Tentu saja ini semua konsep yang tidak benar! Apa salah dari
mereka yang berpenampilan menarik? Yang salah adalah mereka yang mengorbankan
etika, wawasan, guna diri demi penampilan semata. Dan tidak semua yang
berpenampilan menarik seperti itu.
Tidak kebayang juga, kan, bagaimana konsep “perempuan jelek”-nya
perempuan lain. Apakah itu aku yang tidak ia suka?
Internalized misogony
ujungnya berakibat lebih beracun dari yang kita bayangkan seperti victim blaming pada kekerasan seksual.
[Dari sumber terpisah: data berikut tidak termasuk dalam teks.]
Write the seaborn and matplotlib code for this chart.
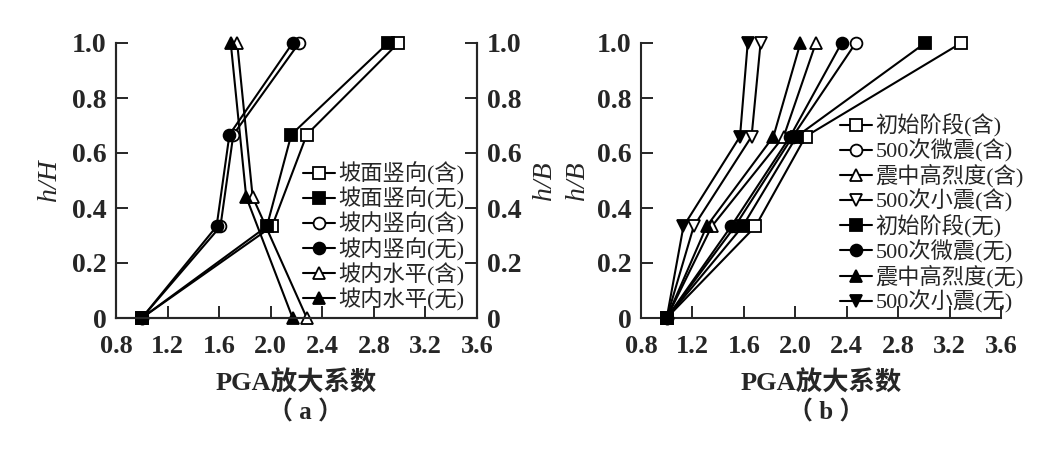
import numpy as np
import pandas as pd
import matplotlib
matplotlib.use("Agg")
import matplotlib.pyplot as plt
import seaborn as sns

# ---------------- data ----------------
h_a = [0, 0.333, 0.667, 1.0]        # h/H, 坡面/坡内竖向
h_a_tri = [0, 0.44, 1.0]            # h/H, 坡内水平
h_b = [0, 0.333, 0.66, 1.0]         # h/B

names_a = ["坡面竖向(含)", "坡面竖向(无)", "坡内竖向(含)",
           "坡内竖向(无)", "坡内水平(含)", "坡内水平(无)"]
pga_a = [
    [1.0, 2.01, 2.28, 2.99],
    [1.0, 1.97, 2.16, 2.91],
    [1.0, 1.61, 1.71, 2.22],
    [1.0, 1.58, 1.68, 2.17],
    [2.28, 1.86, 1.74],
    [2.17, 1.81, 1.69],
]
heights_a = [h_a, h_a, h_a, h_a, h_a_tri, h_a_tri]
markers_a = ["s", "s", "o", "o", "^", "^"]
open_a = [True, False, True, False, True, False]

names_b = ["初始阶段(含)", "500次微震(含)", "震中高烈度(含)", "500次小震(含)",
           "初始阶段(无)", "500次微震(无)", "震中高烈度(无)", "500次小震(无)"]
pga_b = [
    [1.0, 1.69, 2.08, 3.29],
    [1.0, 1.53, 1.98, 2.47],
    [1.0, 1.35, 1.91, 2.16],
    [1.0, 1.21, 1.66, 1.73],
    [1.0, 1.59, 2.01, 3.01],
    [1.0, 1.50, 1.96, 2.36],
    [1.0, 1.31, 1.83, 2.04],
    [1.0, 1.13, 1.57, 1.63],
]
markers_b = ["s", "o", "^", "v", "s", "o", "^", "v"]
open_b = [True, True, True, True, False, False, False, False]

x_ticks = [0.8, 1.2, 1.6, 2.0, 2.4, 2.8, 3.2, 3.6]
y_ticks = [0, 0.2, 0.4, 0.6, 0.8, 1.0]
y_ticklabels = ["0", "0.2", "0.4", "0.6", "0.8", "1.0"]

# ---------------- style ----------------
sns.set_style("ticks")
serif_cjk = ["Liberation Serif", "Noto Sans CJK SC"]
plt.rcParams["font.family"] = serif_cjk
plt.rcParams["axes.linewidth"] = 1.5

fig = plt.figure(figsize=(10.54, 4.58), dpi=100)
ax_a = fig.add_axes([116 / 1054, 140 / 458, 361 / 1054, 275 / 458])
ax_b = fig.add_axes([641 / 1054, 140 / 458, 360 / 1054, 275 / 458])


def draw(ax, xs_list, ys_list, names, markers, opens):
    for xs, ys, nm, mk, op in zip(xs_list, ys_list, names, markers, opens):
        df = pd.DataFrame({"pga": xs, "h": ys})
        sns.lineplot(data=df, x="pga", y="h", ax=ax, sort=False, estimator=None,
                     color="black", lw=1.5, marker=mk, markersize=8.5,
                     markeredgewidth=1.3, markeredgecolor="black",
                     markerfacecolor="white" if op else "black",
                     label=nm, clip_on=False, zorder=3)


def style_axis(ax, right_spine):
    ax.set_xlim(0.8, 3.6)
    ax.set_ylim(0, 1.0)
    ax.set_xticks(x_ticks)
    ax.set_xticklabels([f"{v:.1f}" for v in x_ticks], fontsize=19, fontweight="bold")
    ax.set_yticks(y_ticks)
    ax.set_yticklabels(y_ticklabels, fontsize=20, fontweight="bold")
    ax.tick_params(axis="x", direction="in", length=8.5, width=1.4, pad=12)
    ax.tick_params(axis="y", direction="in", length=8.5, width=1.4, pad=7)
    ax.spines["top"].set_visible(False)
    ax.spines["right"].set_visible(right_spine)
    ax.set_xlabel("PGA放大系数", fontsize=19, fontweight="bold", labelpad=9)


# (a)
draw(ax_a, pga_a, heights_a, names_a, markers_a, open_a)
style_axis(ax_a, True)
ax_a.set_ylabel("h/H", fontsize=20, fontstyle="italic", family="Liberation Serif")
ax_a.yaxis.set_label_coords(-0.15, 0.5)
ax_a2 = ax_a.twinx()
ax_a2.set_ylim(0, 1.0)
ax_a2.set_yticks(y_ticks)
ax_a2.set_yticklabels(y_ticklabels, fontsize=20, fontweight="bold")
ax_a2.tick_params(axis="y", direction="in", length=8.5, width=1.4, pad=7)
ax_a2.spines["top"].set_visible(False)
ax_a2.set_ylabel("h/B", fontsize=20, fontstyle="italic", family="Liberation Serif")
ax_a2.yaxis.set_label_coords(1.152, 0.5)
ax_a.legend(loc="upper left", bbox_to_anchor=(0.518, 0.567), frameon=False,
            prop={"family": serif_cjk, "size": 16}, labelspacing=0.08,
            handlelength=1.45, handletextpad=0.15, borderpad=0, borderaxespad=0)

# (b)
draw(ax_b, pga_b, [h_b] * 8, names_b, markers_b, open_b)
style_axis(ax_b, False)
ax_b.set_ylabel("h/B", fontsize=20, fontstyle="italic", family="Liberation Serif")
ax_b.yaxis.set_label_coords(-0.142, 0.5)
ax_b.legend(loc="upper left", bbox_to_anchor=(0.553, 0.742), frameon=False,
            prop={"family": serif_cjk, "size": 16}, labelspacing=0.08,
            handlelength=1.45, handletextpad=0.15, borderpad=0, borderaxespad=0)

fig.text(306 / 1054, 1 - 413 / 458, "（ a ）", fontsize=18, fontweight="bold",
         ha="center", va="center")
fig.text(826 / 1054, 1 - 413 / 458, "（ b ）", fontsize=18, fontweight="bold",
         ha="center", va="center")

fig.savefig("out.png", dpi=100)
Energi negatif ini juga dapat memicu kekerasan terhadap sesama perempuan seperti
ibu-ibu pada sinetron. Umumnya, tingkat pendidikan dan sikap objektivitas
berpengaruh besar terhadap kesadaran internalized misagony yang menguasai
dirinya.
Racun lainnya lagi, selain jadi merendahkan perempuan lain, internalized misogony memunculkan sikap
meremehkan diri sendiri juga. Ketika konsep “perempuan jelek”-nya kita adalah
konsep “perempuan cantik”-nya masyarakat, secara tidak sadar kita setuju kalau
perempuan di masyarakat itu inferior, setuju juga kalau kita sendiri itu tidak
sesuai standar masyarakat. Di saat naluri kita ingin tampil cantik pakai make up, di saat itu juga karena internalized misogony, kita membatasi
diri jangan sampai make up-nya
ketebalan, dibatasi standar kita sendiri.
Ada banyak asumsi feminis yang berpendapat bahwa sulit bagi
perempuan terhindar dari internalized
misogony karena hampir semua aspek di masyarakat dibuat berdasarkan sudut
pandang laki-laki. Kalau sudah begini, idealnya justru sesama perempuan
diharapkan saling mendukung, saling memperbaiki mahkotanya, saling membantu
untuk percaya diri di tubuh kita masing-masing, bukan malah saling menjatuhkan
dan menjelekkan.
Nah, ini ceritaku dari sudut pandang sesama perempuan. Jika
teman-teman laki-laki ingin berbagi sudut pandangnya dalam lingkungan sesama
laki-laki, dengan senang hati silakan sampaikan di kolom komentar, ya! :D
Mendefenisikan Diri Sendiri
Orisinalnya, aku adalah perempuan pemalu (baca: Aku Introvert). Rendah diri, tidak ingin jadi perhatian orang, tidak nyaman
dilihat-lihat orang lain tanpa alasan.
Kembali, telah ada standar cantik di masyarakat. Di keluarga
inti, hanya aku seorang yang berambut keriting. Aku di dalam rumah, aku ke luar
rumah rata-rata orang berambut lurus. Menonton televisi, artis-artis cantik
berambut lurus. Iklan sampo, berambut lurus. Ke salon, disaranin lurusin
rambut. Pada masa itu, kesadaran akan kecantikan yang relatif belum segencar
sekarang, kebanyakan para penata rambut tidak membekali diri menangani rambut
keriting seperti sekarang. Penata rambut maupun pemilik rambut umumnya
meluruskan rambut keriting hanya karena kurang pengetahuan merawat dan
menanganinya, tidak punya opsi. Aku menyimpulkan diri buruk rupa saat itu.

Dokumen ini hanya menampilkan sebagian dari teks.